* [GIVEN MATERIAL]
══════════════════════════════
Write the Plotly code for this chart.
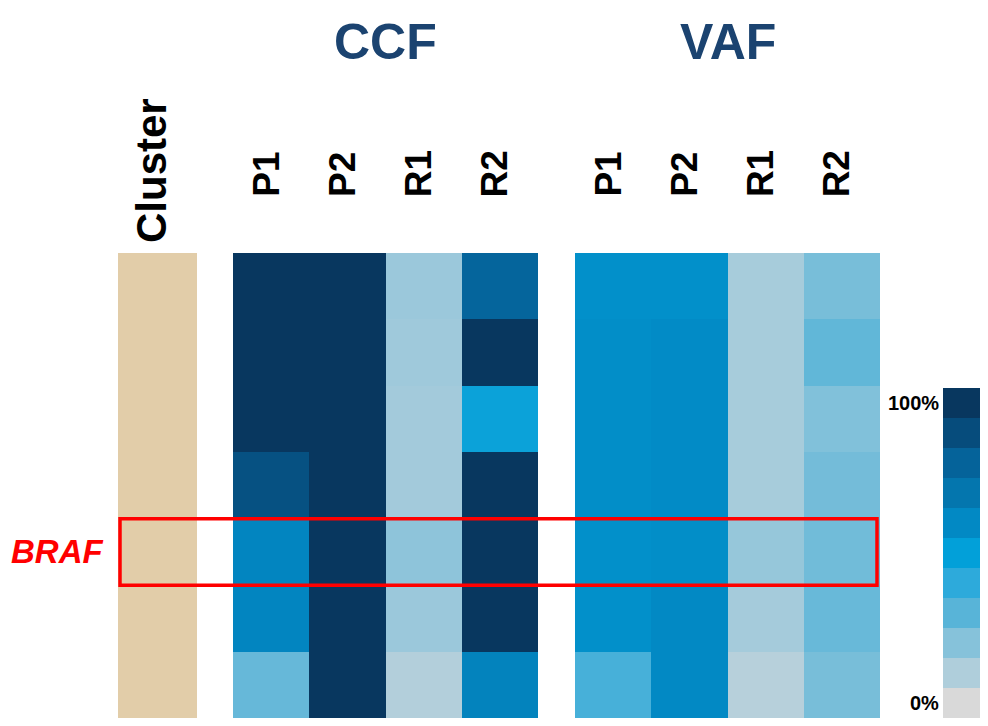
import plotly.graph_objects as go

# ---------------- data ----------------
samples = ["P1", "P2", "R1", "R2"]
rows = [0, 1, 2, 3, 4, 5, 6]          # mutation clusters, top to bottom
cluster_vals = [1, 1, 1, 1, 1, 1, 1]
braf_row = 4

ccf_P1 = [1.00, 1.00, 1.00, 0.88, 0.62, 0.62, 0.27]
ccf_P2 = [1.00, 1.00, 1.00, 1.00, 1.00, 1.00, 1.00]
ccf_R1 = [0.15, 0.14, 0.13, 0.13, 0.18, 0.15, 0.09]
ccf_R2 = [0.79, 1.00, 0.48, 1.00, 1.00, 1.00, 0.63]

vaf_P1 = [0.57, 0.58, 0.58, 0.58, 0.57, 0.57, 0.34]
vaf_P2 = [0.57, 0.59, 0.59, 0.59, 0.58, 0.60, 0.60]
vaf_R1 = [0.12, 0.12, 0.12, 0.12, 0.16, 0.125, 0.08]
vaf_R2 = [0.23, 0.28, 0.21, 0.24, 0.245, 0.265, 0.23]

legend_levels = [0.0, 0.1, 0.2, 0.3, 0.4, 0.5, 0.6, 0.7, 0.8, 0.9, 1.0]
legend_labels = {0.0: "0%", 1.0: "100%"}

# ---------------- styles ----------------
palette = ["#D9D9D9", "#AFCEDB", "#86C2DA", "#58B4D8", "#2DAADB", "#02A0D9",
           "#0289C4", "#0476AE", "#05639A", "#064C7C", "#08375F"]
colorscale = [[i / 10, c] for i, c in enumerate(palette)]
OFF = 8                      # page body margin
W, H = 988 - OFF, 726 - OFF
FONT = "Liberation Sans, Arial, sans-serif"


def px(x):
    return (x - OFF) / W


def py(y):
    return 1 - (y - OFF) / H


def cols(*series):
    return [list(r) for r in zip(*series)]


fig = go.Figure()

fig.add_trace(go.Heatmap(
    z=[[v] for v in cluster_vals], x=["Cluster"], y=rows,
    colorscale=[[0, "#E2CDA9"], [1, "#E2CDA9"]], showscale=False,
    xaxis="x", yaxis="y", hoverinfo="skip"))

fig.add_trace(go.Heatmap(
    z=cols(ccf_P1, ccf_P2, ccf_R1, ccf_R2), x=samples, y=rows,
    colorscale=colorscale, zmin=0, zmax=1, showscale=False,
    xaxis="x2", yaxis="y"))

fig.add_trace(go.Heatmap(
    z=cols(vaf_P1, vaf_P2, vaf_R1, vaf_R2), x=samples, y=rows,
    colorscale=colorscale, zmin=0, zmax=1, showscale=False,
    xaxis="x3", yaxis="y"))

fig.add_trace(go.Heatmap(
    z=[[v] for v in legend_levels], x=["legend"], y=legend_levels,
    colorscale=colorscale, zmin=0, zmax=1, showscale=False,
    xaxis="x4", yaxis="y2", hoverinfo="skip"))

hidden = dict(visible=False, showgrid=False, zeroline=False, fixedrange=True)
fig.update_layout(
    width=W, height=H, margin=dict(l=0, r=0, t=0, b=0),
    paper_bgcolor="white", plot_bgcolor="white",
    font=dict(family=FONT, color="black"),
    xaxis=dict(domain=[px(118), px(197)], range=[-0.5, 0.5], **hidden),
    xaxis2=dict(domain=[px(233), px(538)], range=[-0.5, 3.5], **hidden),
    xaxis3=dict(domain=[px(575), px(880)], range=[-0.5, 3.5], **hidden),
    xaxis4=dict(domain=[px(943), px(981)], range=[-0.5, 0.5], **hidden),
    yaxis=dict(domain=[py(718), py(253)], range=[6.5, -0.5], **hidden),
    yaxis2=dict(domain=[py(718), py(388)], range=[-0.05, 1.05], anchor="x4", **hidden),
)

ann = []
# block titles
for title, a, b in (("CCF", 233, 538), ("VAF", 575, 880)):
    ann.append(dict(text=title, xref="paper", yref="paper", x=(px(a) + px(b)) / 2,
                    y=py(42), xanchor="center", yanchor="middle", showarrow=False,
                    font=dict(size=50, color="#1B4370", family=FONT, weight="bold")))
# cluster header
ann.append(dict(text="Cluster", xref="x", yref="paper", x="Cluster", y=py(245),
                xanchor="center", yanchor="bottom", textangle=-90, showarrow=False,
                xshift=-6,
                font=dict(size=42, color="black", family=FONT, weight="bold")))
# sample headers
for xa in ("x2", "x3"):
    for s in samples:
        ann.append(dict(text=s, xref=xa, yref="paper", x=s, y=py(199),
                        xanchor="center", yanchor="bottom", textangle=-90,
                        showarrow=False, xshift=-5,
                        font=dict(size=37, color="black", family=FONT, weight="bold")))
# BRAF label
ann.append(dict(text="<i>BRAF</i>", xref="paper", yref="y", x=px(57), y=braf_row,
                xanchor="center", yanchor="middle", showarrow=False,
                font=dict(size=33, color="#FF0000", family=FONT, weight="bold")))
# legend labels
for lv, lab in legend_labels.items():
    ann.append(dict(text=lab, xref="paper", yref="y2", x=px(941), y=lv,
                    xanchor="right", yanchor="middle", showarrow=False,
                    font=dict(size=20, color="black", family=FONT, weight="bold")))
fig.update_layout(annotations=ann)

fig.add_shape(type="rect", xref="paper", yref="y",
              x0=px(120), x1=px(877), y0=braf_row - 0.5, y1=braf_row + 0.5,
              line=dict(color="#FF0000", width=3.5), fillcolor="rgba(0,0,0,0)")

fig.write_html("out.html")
══════════════════════════════
* [STATED PROBLEM]
Copy every line of the data exactly as written, excluding the pictures.

* [SOLUTION]
Write the Plotly code for this chart.
import plotly.graph_objects as go

# ---------------- data ----------------
samples = ["P1", "P2", "R1", "R2"]
rows = [0, 1, 2, 3, 4, 5, 6]          # mutation clusters, top to bottom
cluster_vals = [1, 1, 1, 1, 1, 1, 1]
braf_row = 4

ccf_P1 = [1.00, 1.00, 1.00, 0.88, 0.62, 0.62, 0.27]
ccf_P2 = [1.00, 1.00, 1.00, 1.00, 1.00, 1.00, 1.00]
ccf_R1 = [0.15, 0.14, 0.13, 0.13, 0.18, 0.15, 0.09]
ccf_R2 = [0.79, 1.00, 0.48, 1.00, 1.00, 1.00, 0.63]

vaf_P1 = [0.57, 0.58, 0.58, 0.58, 0.57, 0.57, 0.34]
vaf_P2 = [0.57, 0.59, 0.59, 0.59, 0.58, 0.60, 0.60]
vaf_R1 = [0.12, 0.12, 0.12, 0.12, 0.16, 0.125, 0.08]
vaf_R2 = [0.23, 0.28, 0.21, 0.24, 0.245, 0.265, 0.23]

legend_levels = [0.0, 0.1, 0.2, 0.3, 0.4, 0.5, 0.6, 0.7, 0.8, 0.9, 1.0]
legend_labels = {0.0: "0%", 1.0: "100%"}

# ---------------- styles ----------------
palette = ["#D9D9D9", "#AFCEDB", "#86C2DA", "#58B4D8", "#2DAADB", "#02A0D9",
           "#0289C4", "#0476AE", "#05639A", "#064C7C", "#08375F"]
colorscale = [[i / 10, c] for i, c in enumerate(palette)]
OFF = 8                      # page body margin
W, H = 988 - OFF, 726 - OFF
FONT = "Liberation Sans, Arial, sans-serif"


def px(x):
    return (x - OFF) / W


def py(y):
    return 1 - (y - OFF) / H


def cols(*series):
    return [list(r) for r in zip(*series)]


fig = go.Figure()

fig.add_trace(go.Heatmap(
    z=[[v] for v in cluster_vals], x=["Cluster"], y=rows,
    colorscale=[[0, "#E2CDA9"], [1, "#E2CDA9"]], showscale=False,
    xaxis="x", yaxis="y", hoverinfo="skip"))

fig.add_trace(go.Heatmap(
    z=cols(ccf_P1, ccf_P2, ccf_R1, ccf_R2), x=samples, y=rows,
    colorscale=colorscale, zmin=0, zmax=1, showscale=False,
    xaxis="x2", yaxis="y"))

fig.add_trace(go.Heatmap(
    z=cols(vaf_P1, vaf_P2, vaf_R1, vaf_R2), x=samples, y=rows,
    colorscale=colorscale, zmin=0, zmax=1, showscale=False,
    xaxis="x3", yaxis="y"))

fig.add_trace(go.Heatmap(
    z=[[v] for v in legend_levels], x=["legend"], y=legend_levels,
    colorscale=colorscale, zmin=0, zmax=1, showscale=False,
    xaxis="x4", yaxis="y2", hoverinfo="skip"))

hidden = dict(visible=False, showgrid=False, zeroline=False, fixedrange=True)
fig.update_layout(
    width=W, height=H, margin=dict(l=0, r=0, t=0, b=0),
    paper_bgcolor="white", plot_bgcolor="white",
    font=dict(family=FONT, color="black"),
    xaxis=dict(domain=[px(118), px(197)], range=[-0.5, 0.5], **hidden),
    xaxis2=dict(domain=[px(233), px(538)], range=[-0.5, 3.5], **hidden),
    xaxis3=dict(domain=[px(575), px(880)], range=[-0.5, 3.5], **hidden),
    xaxis4=dict(domain=[px(943), px(981)], range=[-0.5, 0.5], **hidden),
    yaxis=dict(domain=[py(718), py(253)], range=[6.5, -0.5], **hidden),
    yaxis2=dict(domain=[py(718), py(388)], range=[-0.05, 1.05], anchor="x4", **hidden),
)

ann = []
# block titles
for title, a, b in (("CCF", 233, 538), ("VAF", 575, 880)):
    ann.append(dict(text=title, xref="paper", yref="paper", x=(px(a) + px(b)) / 2,
                    y=py(42), xanchor="center", yanchor="middle", showarrow=False,
                    font=dict(size=50, color="#1B4370", family=FONT, weight="bold")))
# cluster header
ann.append(dict(text="Cluster", xref="x", yref="paper", x="Cluster", y=py(245),
                xanchor="center", yanchor="bottom", textangle=-90, showarrow=False,
                xshift=-6,
                font=dict(size=42, color="black", family=FONT, weight="bold")))
# sample headers
for xa in ("x2", "x3"):
    for s in samples:
        ann.append(dict(text=s, xref=xa, yref="paper", x=s, y=py(199),
                        xanchor="center", yanchor="bottom", textangle=-90,
                        showarrow=False, xshift=-5,
                        font=dict(size=37, color="black", family=FONT, weight="bold")))
# BRAF label
ann.append(dict(text="<i>BRAF</i>", xref="paper", yref="y", x=px(57), y=braf_row,
                xanchor="center", yanchor="middle", showarrow=False,
                font=dict(size=33, color="#FF0000", family=FONT, weight="bold")))
# legend labels
for lv, lab in legend_labels.items():
    ann.append(dict(text=lab, xref="paper", yref="y2", x=px(941), y=lv,
                    xanchor="right", yanchor="middle", showarrow=False,
                    font=dict(size=20, color="black", family=FONT, weight="bold")))
fig.update_layout(annotations=ann)

fig.add_shape(type="rect", xref="paper", yref="y",
              x0=px(120), x1=px(877), y0=braf_row - 0.5, y1=braf_row + 0.5,
              line=dict(color="#FF0000", width=3.5), fillcolor="rgba(0,0,0,0)")

fig.write_html("out.html")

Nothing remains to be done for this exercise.